Wednesday, November 30, 2016

Christian Calling is a Journey Toward a Destination

Photo Credit: David McDermott
I recently finished reading the challenging book The Call by Os Guinness. In the last chapter, Guinness outlines how the calling that God has given us is a journey, but it is a journey on a path to a final destination.

Here is what he says:
"The truth of calling is as vital to our ending as to our beginning. It is an important key to finishing well because it helps us with three of the greatest challenges of our last years of life. First, calling is the spur that keeps us journeying purposefully— and thus growing and maturing—to the very end of our lives.  
People make two equal but opposite errors about life as a journey and faith as the Way. On one side, usually at the less educated level, are those who prematurely speak as if they have arrived. Such people properly emphasize the certainties and triumphs of faith but minimize the uncertainties, tragedies, and incompletenesses. Having come to faith, they speak and live as if they have nothing more to learn. All truths are clear-cut, all mysteries solved, all hopes materialized, all conclusion foregone—and all sense of journeying is reduced to the vanishing point. There are seemingly no risks, trials, dangers, setbacks, or disasters on the horizon. Or so they seem to talk.  
On the other side, usually at the more educated level, are those who are so conscious of the journey that journey without end becomes their passion and their way of life. To such people it is unthinkable ever to arrive, and the ultimate gaffe is the claim of finding a way or reaching a conclusion. Like the perennial seekers we met earlier, for them the journey itself is all. Questions, inquiry, searching, and conquering become an end in themselves. Ambiguity is everything.  
Yet the Christian faith has an extraordinary balance between these extremes. As those responding to God’s call, we are followers of Christ and followers of the Way. So we are on a journey and we are truly travelers, with all the attendant costs, risks, and dangers of the journey. Never in this life can we say we have arrived.
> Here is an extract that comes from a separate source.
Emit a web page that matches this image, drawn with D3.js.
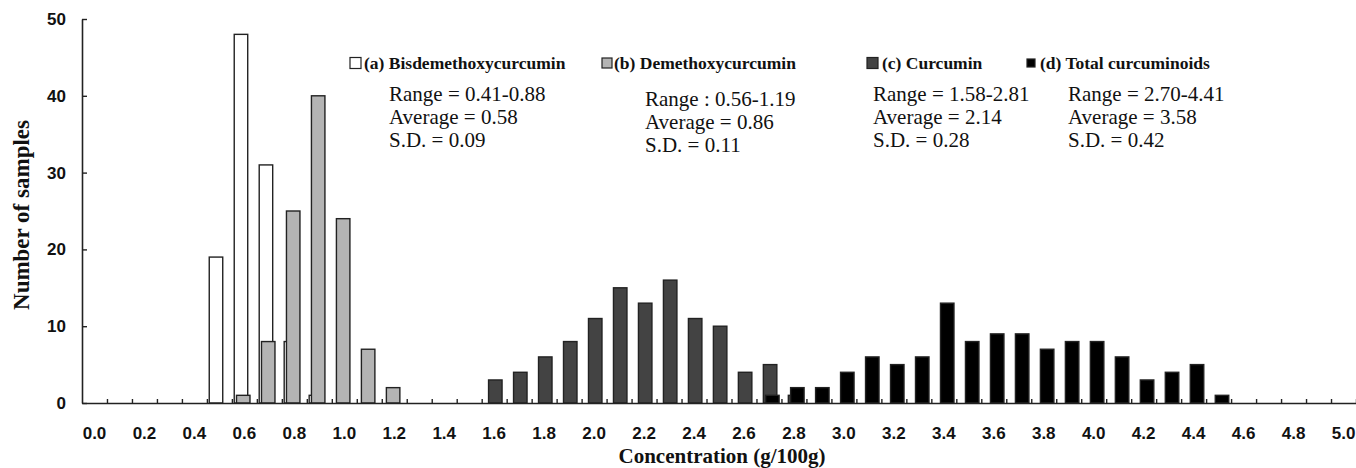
<!DOCTYPE html>
<html>
<head>
<meta charset="utf-8">
<style>
    body {
        margin: 0;
        background: #fff;
    }

    svg {
        display: block;
        font-family: 'Liberation Serif', 'Times New Roman', serif;
    }

    .axis .domain {
        stroke: #222;
        stroke-width: 1.6px;
    }

    .axis .tick line {
        stroke: #222;
        stroke-width: 1.4px;
    }

    .axis .tick text {
        font-size: 17px;
        font-weight: bold;
        fill: #111;
    }

    .axis-title {
        font-size: 21px;
        font-weight: bold;
        fill: #111;
    }

    .legend-text {
        font-size: 17.5px;
        font-weight: bold;
        fill: #111;
    }

    .stat-text {
        font-size: 21px;
        fill: #111;
    }
</style>
</head>
<body>
<svg width="1356" height="468"></svg>

<script src="https://d3js.org/d3.v7.min.js"></script>
<script>
    // categories on the x axis (bins, g/100g)
    let categories = [
        "0.0", "0.1", "0.2", "0.3", "0.4", "0.5", "0.6", "0.7", "0.8", "0.9",
        "1.0", "1.1", "1.2", "1.3", "1.4", "1.5", "1.6", "1.7", "1.8", "1.9",
        "2.0", "2.1", "2.2", "2.3", "2.4", "2.5", "2.6", "2.7", "2.8", "2.9",
        "3.0", "3.1", "3.2", "3.3", "3.4", "3.5", "3.6", "3.7", "3.8", "3.9",
        "4.0", "4.1", "4.2", "4.3", "4.4", "4.5", "4.6", "4.7", "4.8", "4.9",
        "5.0"
    ]

    let xTickLabels = [
        "0.0", "0.2", "0.4", "0.6", "0.8", "1.0", "1.2", "1.4", "1.6", "1.8",
        "2.0", "2.2", "2.4", "2.6", "2.8", "3.0", "3.2", "3.4", "3.6", "3.8",
        "4.0", "4.2", "4.4", "4.6", "4.8", "5.0"
    ]

    let yTickValues = [0, 10, 20, 30, 40, 50]

    // (a) Bisdemethoxycurcumin
    let bisBins = ["0.5", "0.6", "0.7", "0.8", "0.9"]
    let bisCounts = [19, 48, 31, 8, 1]

    // (b) Demethoxycurcumin
    let demBins = ["0.6", "0.7", "0.8", "0.9", "1.0", "1.1", "1.2"]
    let demCounts = [1, 8, 25, 40, 24, 7, 2]

    // (c) Curcumin
    let curBins = ["1.6", "1.7", "1.8", "1.9", "2.0", "2.1", "2.2", "2.3", "2.4", "2.5", "2.6", "2.7", "2.8"]
    let curCounts = [3, 4, 6, 8, 11, 15, 13, 16, 11, 10, 4, 5, 1]

    // (d) Total curcuminoids
    let totBins = ["2.7", "2.8", "2.9", "3.0", "3.1", "3.2", "3.3", "3.4", "3.5", "3.6",
        "3.7", "3.8", "3.9", "4.0", "4.1", "4.2", "4.3", "4.4", "4.5"]
    let totCounts = [1, 2, 2, 4, 6, 5, 6, 13, 8, 9, 9, 7, 8, 8, 6, 3, 4, 5, 1]

    let seriesNames = [
        "(a) Bisdemethoxycurcumin",
        "(b) Demethoxycurcumin",
        "(c) Curcumin",
        "(d) Total curcuminoids"
    ]
    let seriesColors = ["#ffffff", "#b4b4b4", "#434343", "#000000"]

    let statLines = [
        ["Range = 0.41-0.88", "Average = 0.58", "S.D. = 0.09"],
        ["Range : 0.56-1.19", "Average = 0.86", "S.D. = 0.11"],
        ["Range = 1.58-2.81", "Average = 2.14", "S.D. = 0.28"],
        ["Range = 2.70-4.41", "Average = 3.58", "S.D. = 0.42"]
    ]

    let series = [
        { bins: bisBins, counts: bisCounts },
        { bins: demBins, counts: demCounts },
        { bins: curBins, counts: curCounts },
        { bins: totBins, counts: totCounts }
    ]

    let svg = d3.select("svg")

    let margin = { top: 19, right: 0, bottom: 65, left: 82 }
    let width = 1356
    let height = 468

    let x = d3.scaleBand()
        .domain(categories)
        .range([margin.left, width - margin.right])

    // category boundaries, for the small tick marks
    let xEdge = d3.scaleLinear()
        .domain([0, categories.length])
        .range([margin.left, width - margin.right])

    let y = d3.scaleLinear()
        .domain([0, 50])
        .range([height - margin.bottom, margin.top])

    // small shift of each series inside a category (overlapping columns)
    let shift = d3.scalePoint()
        .domain(d3.range(series.length))
        .range([-3.4, 3.4])

    let barW = x.bandwidth() * 0.54

    // bars
    series.forEach(function(s, i) {
        let rows = s.bins.map((b, j) => ({ bin: b, n: s.counts[j] }))
        svg.append("g")
            .attr("class", "series-" + i)
            .selectAll("rect")
            .data(rows)
            .join("rect")
            .attr("x", d => x(d.bin) + x.bandwidth() / 2 + shift(i) - barW / 2)
            .attr("y", d => y(d.n))
            .attr("width", barW)
            .attr("height", d => y(0) - y(d.n))
            .attr("fill", seriesColors[i])
            .attr("stroke", "#222")
            .attr("stroke-width", 1.4)
    })

    // x axis: tick marks at bin edges, pointing up
    svg.append("g")
        .attr("class", "x axis")
        .attr("transform", `translate(0,${y(0)})`)
        .call(d3.axisBottom(xEdge)
            .tickValues(d3.range(1, categories.length + 1))
            .tickSize(-4)
            .tickSizeOuter(0)
            .tickFormat(""))

    // x labels, every second bin
    svg.append("g")
        .attr("class", "x axis labels")
        .attr("transform", `translate(0,${y(0)})`)
        .call(d3.axisBottom(x)
            .tickValues(xTickLabels)
            .tickSize(0)
            .tickPadding(24))
        .call(g => g.select(".domain").remove())

    // y axis
    svg.append("g")
        .attr("class", "y axis")
        .attr("transform", `translate(${margin.left},0)`)
        .call(d3.axisLeft(y)
            .tickValues(yTickValues)
            .tickSize(-5)
            .tickSizeOuter(0)
            .tickPadding(16))

    // axis titles
    svg.append("text")
        .attr("class", "axis-title")
        .attr("x", (margin.left + width) / 2 + 3)
        .attr("y", 463)
        .attr("text-anchor", "middle")
        .text("Concentration (g/100g)")

    svg.append("text")
        .attr("class", "axis-title")
        .attr("transform", `translate(29,${(y(0) + y(50)) / 2 + 4}) rotate(-90)`)
        .attr("text-anchor", "middle")
        .style("font-size", "23px")
        .text("Number of samples")

    // legend + stats
    let legX = [350, 602, 867, 1027]
    let legTextX = [364, 614, 882, 1040]
    let boxSize = [11, 10, 11, 8]
    let statX = [389, 645, 873, 1068]
    let statY = [[94, 117, 140], [99, 122, 145], [94, 117, 140], [94, 117, 140]]
    let legY = 63

    seriesNames.forEach(function(name, i) {
        svg.append("rect")
            .attr("x", legX[i])
            .attr("y", legY - boxSize[i] / 2)
            .attr("width", boxSize[i])
            .attr("height", boxSize[i])
            .attr("fill", seriesColors[i])
            .attr("stroke", "#222")
            .attr("stroke-width", 1.2)

        svg.append("text")
            .attr("class", "legend-text")
            .attr("x", legTextX[i])
            .attr("y", legY + 6)
            .text(name)

        statLines[i].forEach(function(line, k) {
            svg.append("text")
                .attr("class", "stat-text")
                .attr("x", statX[i])
                .attr("y", statY[i][k] + 7)
                .text(line)
        })
    })
</script>
</body>
</html>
But we know why we have lost our original home and, more importantly, we know the home to which we are going.  
So we who are followers of Christ are wayfarers, and though we have found the Way, we have not yet come to our destination. We may retire from our jobs, but there is no retiring from our individual callings. We may cut back from our public responsibilities, but there is no cutting back from our corporate calling as the people of God. Above all, we may reach the place where we can see the end of the road, but our eyes are then to be fixed more closely on the one at the end of the road who is Father and home. As Henri Nouwen wrote, “He who thinks that he has finished is finished. Those who think they have arrived have lost their way.”"
Guinness, Os. The Call: Finding and Fulfilling the Central Purpose of Your Life (pp. 241-242). Thomas Nelson. Kindle Edition.